LIBERO: A Practical Guide to Language-Conditioned Manipulation Benchmarks

November 01, 2025 Benchmark Robotics VLA

LIBERO is a benchmark for lifelong robot learning from language-conditioned manipulation tasks. The paper is useful because it separates several kinds of generalization pressure instead of treating tabletop manipulation as one monolithic success-rate number.

LIBERO benchmark suite overview from the paper — Paper figure from the LIBERO source package, showing the benchmark suites and the lifelong-learning questions the paper was designed to study.

LIBERO task examples across Spatial, Object, Goal, and Long suites — Task examples covering the practical reporting split used for VLA evaluation: Spatial, Object, Goal, and Long.

What the Paper Contributes

The core design is a set of procedurally generated task suites for language-conditioned manipulation. The paper highlights four major suites:

Suite	What it stresses
LIBERO-Spatial	Generalization over spatial relations and object placements
LIBERO-Object	Generalization over object identity and visual variation
LIBERO-Goal	Generalization over goal predicates
LIBERO-100	A larger task set for broader lifelong-learning evaluation

For current VLA evaluation, I would normally report the four task groups as Spatial, Object, Goal, and Long. The Long group is often represented by LIBERO-10, while LIBERO-90/100 are more useful when the question involves broader multitask pretraining or lifelong learning. This distinction matters because a method can look strong on object changes but still fail on goal-predicate transfer or long-horizon execution.

This structure is why LIBERO is a good benchmark for vision-language-action models. A policy must connect language, perception, action, and a task-level success predicate, while the evaluation can isolate which kind of transfer is breaking.

How to Use It

Use LIBERO when the claim involves language-conditioned manipulation, lifelong learning, VLA fine-tuning, or controlled transfer across objects, goals, and layouts.
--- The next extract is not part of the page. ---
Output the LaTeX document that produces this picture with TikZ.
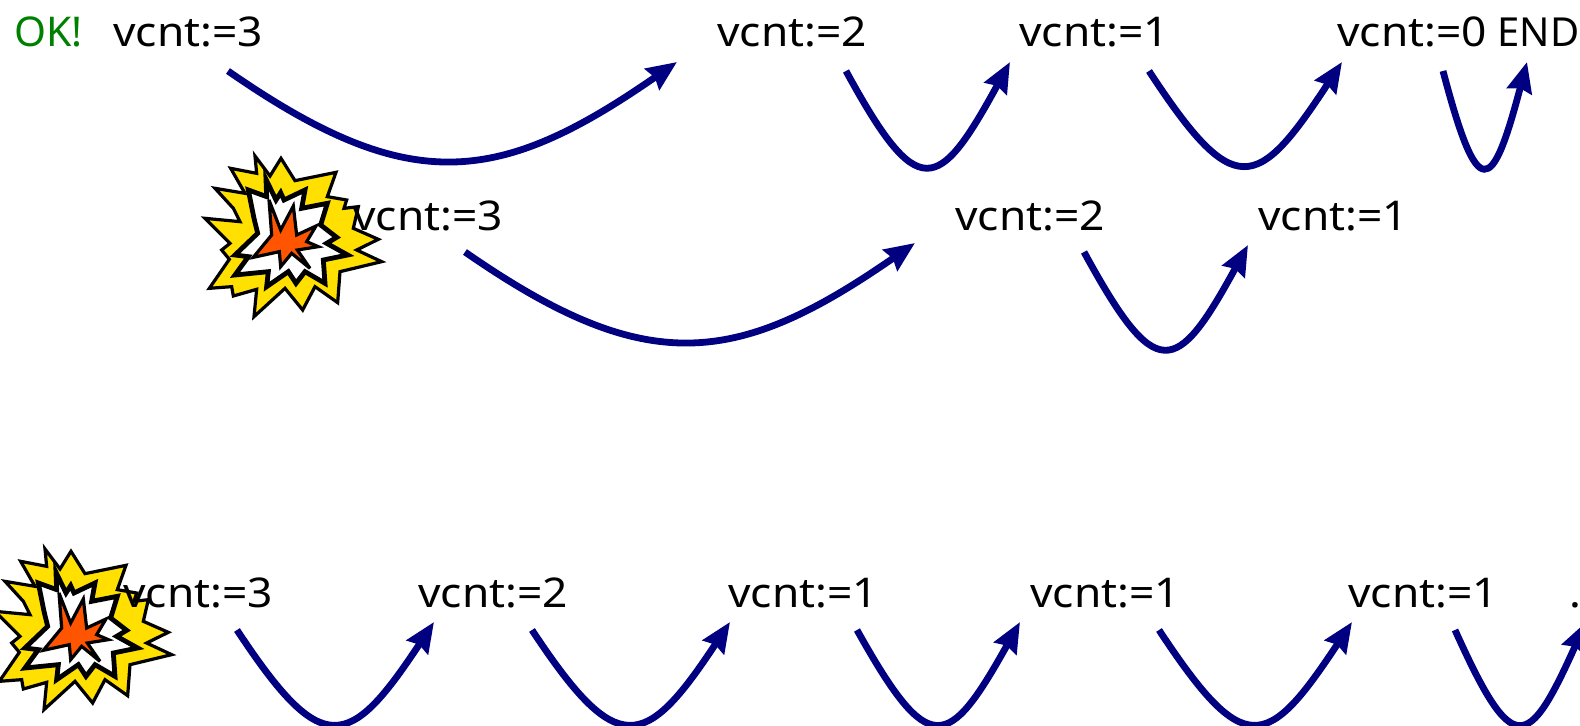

A minimal exploration usually starts by loading a suite and inspecting the task language:

from libero.libero import benchmark

suite = benchmark.get_benchmark_dict()["libero_10"]()
task = suite.get_task(0)
print(task.language)

For a real experiment, also record the suite name, observation mode, camera preprocessing, action scaling, initial-state protocol, and success predicate. Those details matter because the benchmark is often used to compare small changes in policy architecture or test-time strategy.

Practical Usage Notes

The most important habit is to treat the suite name as part of the result, not as background metadata. A table that says “LIBERO success rate” without saying Spatial, Object, Goal, Long, LIBERO-10, or LIBERO-90 is usually not interpretable.

In practice, the most useful checklist is:

record suite, task ID, language instruction, seed, camera names, and image resolution;
verify the initial-state protocol before comparing two policies;
export rollout videos with the same camera convention used by the evaluator;
report success rate together with timeouts, average horizon, and action throughput;
separate language-grounding failures from contact-control failures when inspecting rollouts.

For VLA work, I would start with a small suite-level smoke test before running a full benchmark. If a policy cannot reliably reset, render, and execute a few LIBERO-10 rollouts, a larger Spatial/Object/Goal/Long table will mainly hide pipeline errors behind aggregate numbers.

What to Look For

The paper frames LIBERO as more than a task collection. It is a way to ask whether a method can keep learning across a stream of related manipulation problems. When reading a LIBERO result, check whether the method improves uniformly or only on one suite. For example, an object-centric improvement may not help with goal-predicate transfer.

It is also worth inspecting rollout videos. A single failure rate can hide different problems: language grounding, perception, object contact, action drift, or a strict predicate that does not match visual progress.

Limits

LIBERO is simulated and tabletop-oriented. Strong performance does not by itself prove real-robot reliability, household interaction, multi-arm coordination, or robust deployment under uncontrolled scene changes.

Paper Source

This note was revised from the paper and its LaTeX source package: LIBERO: Benchmarking Knowledge Transfer for Lifelong Robot Learning.